Bu durumda bölge adliye mahkemesince; taraflarca dosyaya sunulan her iki sözleşmenin birlikte değerlendirilmesi suretiyle, bilirkişi raporu ile tespit edilen ve davalı tarafından yapılan ödemeler davacı alacağından mahsup edildikten sonra davanın esası hakkında karar verilmesi gerekirken; yanılgılı değerlendirme ile yazılı şekilde karar verilmiş olması, usul ve yasaya aykırı olup, bozmayı gerektirmiştir.

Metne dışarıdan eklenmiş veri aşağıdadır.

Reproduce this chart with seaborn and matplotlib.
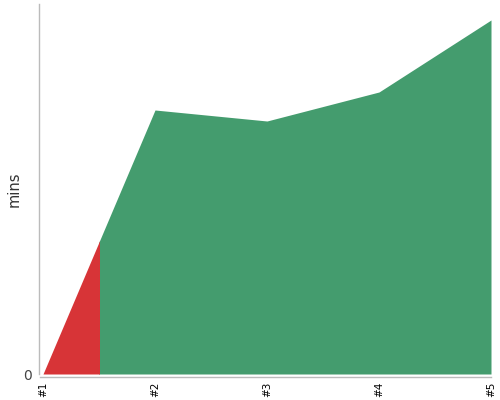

SONUÇ: Yukarıda birinci bentte açıklanan nedenlerle davalı vekilinin sair temyiz itirazlarının reddine, ikinci bentte açıklanan nedenlerle temyiz olunan bölge adliye mahkemesi kararının HMK’nın 371 inci maddesi uyarınca davalı yararına BOZULMASINA, 3.050 TL Yargıtay duruşması vekalet ücretinin davacıdan alınıp davalıya verilmesine, peşin alınan temyiz harcının istek halinde davalıya iadesine, HMK’nın 373 üncü maddesinin ikinci fıkrası uyarınca yeniden esas hakkında karar verilmek üzere dosyanın kararı veren bölge adliye mahkemesine gönderilmesine, 09/03/2021 tarihinde oy birliği ile karar verildi.